As I said: I'm buying it just for the art.

Matt said...

Aaargh, I always forget the good Marvel guys because they (Lark excepted) work on books that I just think are so mediocre! I think the Marvel books generally look better across the board because of that kind of 'standard of mediocrity' the company has -- they never put out anything as truly terrible as Countdown or Titans but that company will never produce a Watchmen or an All Star Superman. DC, being the more art-oriented company, occasionally reaches astronomical highs on its prestige, top-quality books, but the books that aren't meant to be anything but 'product' come out worse than the Marvel books (which are produced by the more profit-oriented company, and are intended as nothing more than 'product'). Marvel's bottom line comes from producing slick-looking mediocrity every week; DC's comes from selling trades of the good stuff, and their mediocre books seem to be produced by people who care a lot less about what something that isn't supposed to be 'good' comes out looking like. This is a huge generalization, of course...

Web Behrens said...

As big a fan as I am of Frazer Irving, I can't bring myself to buy any "Battle of the Cowl" comics. Ah well. I'll read it some day while sitting in a local megabookstore. (They're good for using as libraries.)

I seem to recall most of the "Seven Soldier" artists getting quickly snatched up into exclusives by Marvel; it seemed especially foolish at the time for DC to let them go.

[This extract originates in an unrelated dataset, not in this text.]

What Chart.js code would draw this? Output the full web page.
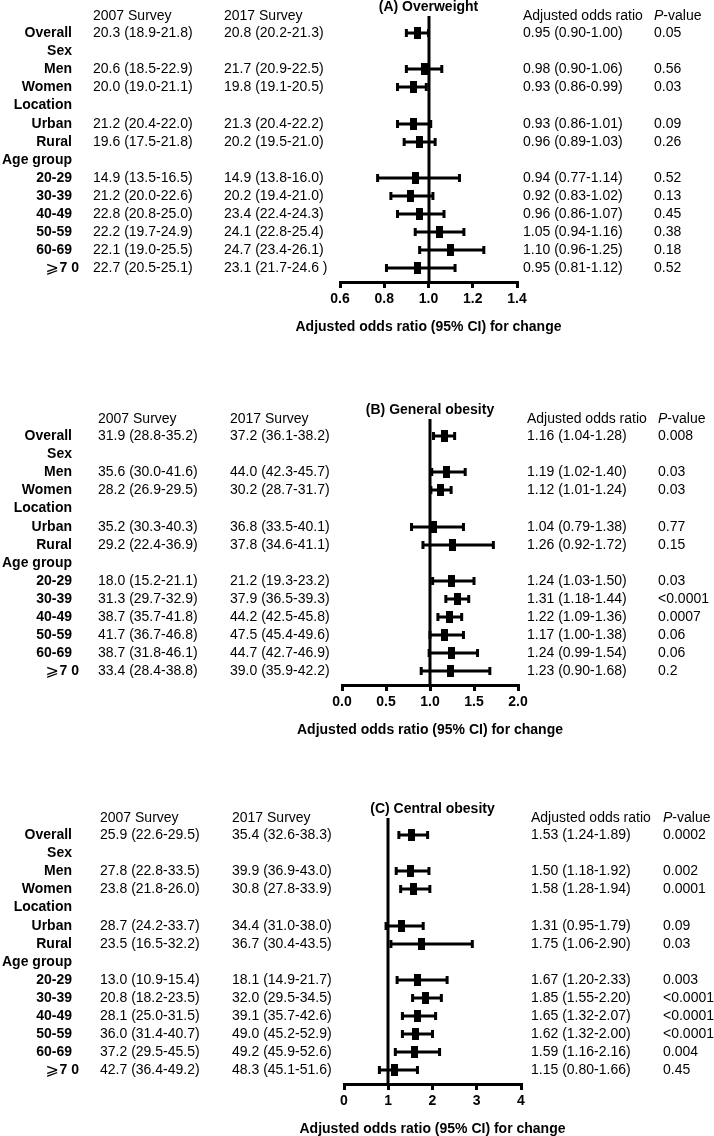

Whom do they still have? Cameron Stewart, who works on excellent Vertigo series (The Other Side, Seaguy) (does he do any Marvel stuff?). And Doug Mahnke, who actually i would put into the top tier on my list (which of course also includes Williams and Quitely). I loved "Frankenstein"! That and "Klarion" were my two faves of the series, and I'd buy an ongoing of either in a heartbeat.

I'm actually very excited that Mahnke will be on "Green Lantern," not least because I am loving the whole "War of Light" mega-storyline. And it's about time he gets a high-profile series. I'm also a big fan of Patrick Gleason, who draws "Green Lantern Corps" with tons of energy and a unique flair. Good times to be a GL reader.